Увидев приближающуюся по берегу Герду, он шагнул из лодки, потрогал цепь и замок, а потом пошел ей навстречу.
Герда была бледна.
— Опять поплывете? — подавленно спросила она.
— До острова…
— Как всегда?
— Да… Трудно выдумать что-то новое… Герда, я знаю, учитель мне говорил.
— Все так внезапно…
— Болезнь?
— Опухоль легких. Злокачественная, как сказали бы вы.
— Много лет ей было?
— Шестьдесят восьмой.
— Мы, врачи, такой исход считаем почти благополучным. Слава богу, человек прожил достаточно. Нам бы столько… Однако нельзя так говорить. Простите. Долго болела?
— Скоропостижно.
— Тем более…
— Вы так утешаете?
— Вы в этом и не нуждаетесь, Герда… А мы тут вчера похоронили соседку учителя. Слышали, наверно, что умерла, родила ребенка и умерла при родах. Меня учитель тоже возил в больницу, но было уже поздно.
— Вы простите, но говорят, что врачи этой больницы виноваты. Это правда, доктор?
Герда стояла перед ним почти в профиль, чуточку наклонив голову. Он смотрел на ее маленькое ухо, которое смахивало на розовую раковину, подарок, привезенный из дальних стран.
— Когда раньше времени умирает человек, врач всегда виноват, даже если никто его не обвиняет. Разве ты можешь быть уверен, что сказал последнее слово, что нашел последний выход? Я не смею утверждать, что было так или иначе. Не хочу и врачей обвинять. Знаю только одно: страшен человек без страха, без сомнений, без душевных весов.
— О чем вы, доктор?
— О тех, кто лишен душевных весов… Может, и об этих врачах. Страшен человек, который, не прилагая никаких усилий для постижения самого себя, повинуясь звериному инстинкту любой ценой вытянуть, подобно мерзкому земному червю, свою плотскую голову выше других, выбрасывает эти весы на свалку!
Ему показалось, что Герда удивительно спокойна.
— Много смертей я видел, но на этот раз все было по-другому. Процессия, ползущая на коричневатый холм на кладбище, и страшнее всего — мать покойной. Она шла за гробом, увядшая и старенькая, доживающая последние дни, и несла на руках новорожденного.
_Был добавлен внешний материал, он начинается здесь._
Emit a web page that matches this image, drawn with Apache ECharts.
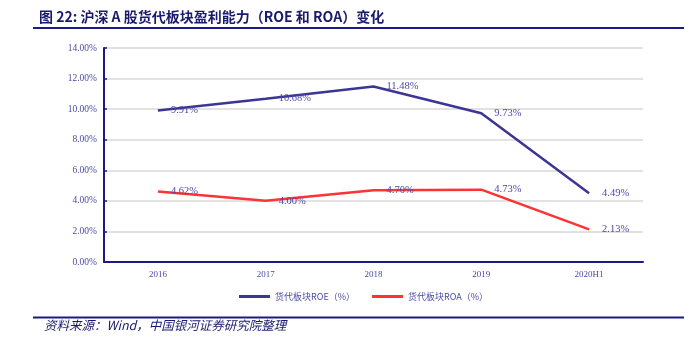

Такой маленький и сразу одинокий, один на свете.
— Отца его не было?
— Неизвестно, кто был отцом. Разве что сама мать знала.
Герда пальцем ноги катала камешек.
— Да… Вырастет среди людей, не пропадет. А ваши воспоминания, доктор? — спокойно спросила она некоторое время спустя.
— Собираю, все собираю, Герда.
На этот раз он должен был поступить иначе, чем всегда. Он не должен был оставлять ее, такую одинокую, на зеленом берегу. Однако черный жук снова задрожал в окуляре микроскопа, и он отчалил один. Герда стояла на берегу, катая ногой камешек, а потом все повторялось: она поднималась на холм, останавливалась посреди красного клевера и глядела на башню серого костела. Слабый ветер шевелил платье Герды. Стояла она недолго, — не оборачиваясь, шла дальше, вошла через маленькую калитку во двор костела, и на этом месте глазам Бенаса предстала лишь унылая пустота.